What the task asks –
Write out the whole listing word for word.
[START Provided data]
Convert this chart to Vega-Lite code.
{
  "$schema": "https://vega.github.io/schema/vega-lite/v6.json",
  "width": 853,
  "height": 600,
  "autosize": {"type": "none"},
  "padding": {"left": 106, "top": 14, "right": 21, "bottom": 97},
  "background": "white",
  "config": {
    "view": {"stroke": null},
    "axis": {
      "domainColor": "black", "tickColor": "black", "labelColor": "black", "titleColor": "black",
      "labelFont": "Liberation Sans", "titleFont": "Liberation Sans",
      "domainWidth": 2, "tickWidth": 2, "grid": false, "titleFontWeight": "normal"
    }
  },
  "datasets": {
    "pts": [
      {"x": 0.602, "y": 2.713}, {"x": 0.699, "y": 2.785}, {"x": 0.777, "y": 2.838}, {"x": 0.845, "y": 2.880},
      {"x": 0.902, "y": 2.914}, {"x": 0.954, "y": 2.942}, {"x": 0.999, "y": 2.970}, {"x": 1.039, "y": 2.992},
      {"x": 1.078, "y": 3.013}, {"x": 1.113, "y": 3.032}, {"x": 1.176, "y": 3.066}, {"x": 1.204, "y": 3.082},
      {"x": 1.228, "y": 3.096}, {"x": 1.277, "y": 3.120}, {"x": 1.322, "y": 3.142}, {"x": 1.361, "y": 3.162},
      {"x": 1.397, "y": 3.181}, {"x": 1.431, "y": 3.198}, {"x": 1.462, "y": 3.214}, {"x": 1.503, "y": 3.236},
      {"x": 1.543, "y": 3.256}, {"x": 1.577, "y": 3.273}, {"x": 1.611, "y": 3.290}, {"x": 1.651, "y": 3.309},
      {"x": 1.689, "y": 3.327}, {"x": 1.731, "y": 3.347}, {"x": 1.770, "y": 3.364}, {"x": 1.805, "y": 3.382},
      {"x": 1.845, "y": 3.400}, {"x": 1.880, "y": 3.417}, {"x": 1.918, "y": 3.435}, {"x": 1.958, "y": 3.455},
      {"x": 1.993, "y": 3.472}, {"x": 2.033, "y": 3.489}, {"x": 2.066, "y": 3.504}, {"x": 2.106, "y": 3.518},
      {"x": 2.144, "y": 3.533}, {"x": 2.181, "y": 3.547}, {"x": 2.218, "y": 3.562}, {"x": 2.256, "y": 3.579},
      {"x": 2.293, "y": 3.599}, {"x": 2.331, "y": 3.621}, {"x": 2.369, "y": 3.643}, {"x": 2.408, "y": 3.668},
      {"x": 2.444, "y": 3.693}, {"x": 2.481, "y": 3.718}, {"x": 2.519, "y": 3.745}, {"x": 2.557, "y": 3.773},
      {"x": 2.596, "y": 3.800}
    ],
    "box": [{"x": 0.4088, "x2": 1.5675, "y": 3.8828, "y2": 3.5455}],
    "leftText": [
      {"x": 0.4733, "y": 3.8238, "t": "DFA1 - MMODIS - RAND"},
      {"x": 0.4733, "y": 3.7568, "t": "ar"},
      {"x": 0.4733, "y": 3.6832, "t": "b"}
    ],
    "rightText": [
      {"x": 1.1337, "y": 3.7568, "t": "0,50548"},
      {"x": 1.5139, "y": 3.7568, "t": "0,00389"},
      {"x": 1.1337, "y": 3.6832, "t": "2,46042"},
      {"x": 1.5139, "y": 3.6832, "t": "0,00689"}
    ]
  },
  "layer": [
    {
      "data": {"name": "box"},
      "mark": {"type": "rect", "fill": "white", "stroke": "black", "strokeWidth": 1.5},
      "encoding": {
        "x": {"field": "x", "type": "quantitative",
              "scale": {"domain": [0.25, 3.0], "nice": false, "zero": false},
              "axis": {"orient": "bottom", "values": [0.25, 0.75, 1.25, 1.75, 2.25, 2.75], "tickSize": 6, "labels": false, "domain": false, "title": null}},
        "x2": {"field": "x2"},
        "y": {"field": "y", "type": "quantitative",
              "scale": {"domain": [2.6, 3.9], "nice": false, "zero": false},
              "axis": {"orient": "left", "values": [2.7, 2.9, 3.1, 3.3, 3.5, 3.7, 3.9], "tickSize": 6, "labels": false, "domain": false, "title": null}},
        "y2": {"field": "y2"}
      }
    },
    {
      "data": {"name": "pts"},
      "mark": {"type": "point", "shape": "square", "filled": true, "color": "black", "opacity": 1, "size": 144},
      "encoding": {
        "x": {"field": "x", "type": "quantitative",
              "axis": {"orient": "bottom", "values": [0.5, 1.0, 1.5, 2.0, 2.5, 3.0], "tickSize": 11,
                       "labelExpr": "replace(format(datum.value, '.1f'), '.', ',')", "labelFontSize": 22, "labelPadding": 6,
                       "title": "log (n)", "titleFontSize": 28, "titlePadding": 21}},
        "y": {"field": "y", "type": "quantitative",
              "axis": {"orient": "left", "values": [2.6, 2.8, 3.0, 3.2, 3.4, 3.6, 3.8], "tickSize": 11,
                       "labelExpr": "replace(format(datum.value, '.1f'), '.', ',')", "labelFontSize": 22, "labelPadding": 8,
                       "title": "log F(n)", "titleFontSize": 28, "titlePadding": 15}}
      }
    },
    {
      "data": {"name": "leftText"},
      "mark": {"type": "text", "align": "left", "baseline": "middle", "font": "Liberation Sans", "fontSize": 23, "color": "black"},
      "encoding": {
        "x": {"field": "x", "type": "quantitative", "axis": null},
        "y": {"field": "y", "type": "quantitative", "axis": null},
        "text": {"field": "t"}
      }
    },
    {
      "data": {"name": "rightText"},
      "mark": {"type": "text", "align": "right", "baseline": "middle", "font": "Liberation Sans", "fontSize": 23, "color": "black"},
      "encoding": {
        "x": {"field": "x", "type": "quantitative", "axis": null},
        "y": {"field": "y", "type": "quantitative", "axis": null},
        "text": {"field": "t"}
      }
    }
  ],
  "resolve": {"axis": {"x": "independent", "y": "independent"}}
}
[END Provided data]
Task output –
Convert this chart to Vega-Lite code.
{
  "$schema": "https://vega.github.io/schema/vega-lite/v6.json",
  "width": 853,
  "height": 600,
  "autosize": {"type": "none"},
  "padding": {"left": 106, "top": 14, "right": 21, "bottom": 97},
  "background": "white",
  "config": {
    "view": {"stroke": null},
    "axis": {
      "domainColor": "black", "tickColor": "black", "labelColor": "black", "titleColor": "black",
      "labelFont": "Liberation Sans", "titleFont": "Liberation Sans",
      "domainWidth": 2, "tickWidth": 2, "grid": false, "titleFontWeight": "normal"
    }
  },
  "datasets": {
    "pts": [
      {"x": 0.602, "y": 2.713}, {"x": 0.699, "y": 2.785}, {"x": 0.777, "y": 2.838}, {"x": 0.845, "y": 2.880},
      {"x": 0.902, "y": 2.914}, {"x": 0.954, "y": 2.942}, {"x": 0.999, "y": 2.970}, {"x": 1.039, "y": 2.992},
      {"x": 1.078, "y": 3.013}, {"x": 1.113, "y": 3.032}, {"x": 1.176, "y": 3.066}, {"x": 1.204, "y": 3.082},
      {"x": 1.228, "y": 3.096}, {"x": 1.277, "y": 3.120}, {"x": 1.322, "y": 3.142}, {"x": 1.361, "y": 3.162},
      {"x": 1.397, "y": 3.181}, {"x": 1.431, "y": 3.198}, {"x": 1.462, "y": 3.214}, {"x": 1.503, "y": 3.236},
      {"x": 1.543, "y": 3.256}, {"x": 1.577, "y": 3.273}, {"x": 1.611, "y": 3.290}, {"x": 1.651, "y": 3.309},
      {"x": 1.689, "y": 3.327}, {"x": 1.731, "y": 3.347}, {"x": 1.770, "y": 3.364}, {"x": 1.805, "y": 3.382},
      {"x": 1.845, "y": 3.400}, {"x": 1.880, "y": 3.417}, {"x": 1.918, "y": 3.435}, {"x": 1.958, "y": 3.455},
      {"x": 1.993, "y": 3.472}, {"x": 2.033, "y": 3.489}, {"x": 2.066, "y": 3.504}, {"x": 2.106, "y": 3.518},
      {"x": 2.144, "y": 3.533}, {"x": 2.181, "y": 3.547}, {"x": 2.218, "y": 3.562}, {"x": 2.256, "y": 3.579},
      {"x": 2.293, "y": 3.599}, {"x": 2.331, "y": 3.621}, {"x": 2.369, "y": 3.643}, {"x": 2.408, "y": 3.668},
      {"x": 2.444, "y": 3.693}, {"x": 2.481, "y": 3.718}, {"x": 2.519, "y": 3.745}, {"x": 2.557, "y": 3.773},
      {"x": 2.596, "y": 3.800}
    ],
    "box": [{"x": 0.4088, "x2": 1.5675, "y": 3.8828, "y2": 3.5455}],
    "leftText": [
      {"x": 0.4733, "y": 3.8238, "t": "DFA1 - MMODIS - RAND"},
      {"x": 0.4733, "y": 3.7568, "t": "ar"},
      {"x": 0.4733, "y": 3.6832, "t": "b"}
    ],
    "rightText": [
      {"x": 1.1337, "y": 3.7568, "t": "0,50548"},
      {"x": 1.5139, "y": 3.7568, "t": "0,00389"},
      {"x": 1.1337, "y": 3.6832, "t": "2,46042"},
      {"x": 1.5139, "y": 3.6832, "t": "0,00689"}
    ]
  },
  "layer": [
    {
      "data": {"name": "box"},
      "mark": {"type": "rect", "fill": "white", "stroke": "black", "strokeWidth": 1.5},
      "encoding": {
        "x": {"field": "x", "type": "quantitative",
              "scale": {"domain": [0.25, 3.0], "nice": false, "zero": false},
              "axis": {"orient": "bottom", "values": [0.25, 0.75, 1.25, 1.75, 2.25, 2.75], "tickSize": 6, "labels": false, "domain": false, "title": null}},
        "x2": {"field": "x2"},
        "y": {"field": "y", "type": "quantitative",
              "scale": {"domain": [2.6, 3.9], "nice": false, "zero": false},
              "axis": {"orient": "left", "values": [2.7, 2.9, 3.1, 3.3, 3.5, 3.7, 3.9], "tickSize": 6, "labels": false, "domain": false, "title": null}},
        "y2": {"field": "y2"}
      }
    },
    {
      "data": {"name": "pts"},
      "mark": {"type": "point", "shape": "square", "filled": true, "color": "black", "opacity": 1, "size": 144},
      "encoding": {
        "x": {"field": "x", "type": "quantitative",
              "axis": {"orient": "bottom", "values": [0.5, 1.0, 1.5, 2.0, 2.5, 3.0], "tickSize": 11,
                       "labelExpr": "replace(format(datum.value, '.1f'), '.', ',')", "labelFontSize": 22, "labelPadding": 6,
                       "title": "log (n)", "titleFontSize": 28, "titlePadding": 21}},
        "y": {"field": "y", "type": "quantitative",
              "axis": {"orient": "left", "values": [2.6, 2.8, 3.0, 3.2, 3.4, 3.6, 3.8], "tickSize": 11,
                       "labelExpr": "replace(format(datum.value, '.1f'), '.', ',')", "labelFontSize": 22, "labelPadding": 8,
                       "title": "log F(n)", "titleFontSize": 28, "titlePadding": 15}}
      }
    },
    {
      "data": {"name": "leftText"},
      "mark": {"type": "text", "align": "left", "baseline": "middle", "font": "Liberation Sans", "fontSize": 23, "color": "black"},
      "encoding": {
        "x": {"field": "x", "type": "quantitative", "axis": null},
        "y": {"field": "y", "type": "quantitative", "axis": null},
        "text": {"field": "t"}
      }
    },
    {
      "data": {"name": "rightText"},
      "mark": {"type": "text", "align": "right", "baseline": "middle", "font": "Liberation Sans", "fontSize": 23, "color": "black"},
      "encoding": {
        "x": {"field": "x", "type": "quantitative", "axis": null},
        "y": {"field": "y", "type": "quantitative", "axis": null},
        "text": {"field": "t"}
      }
    }
  ],
  "resolve": {"axis": {"x": "independent", "y": "independent"}}
}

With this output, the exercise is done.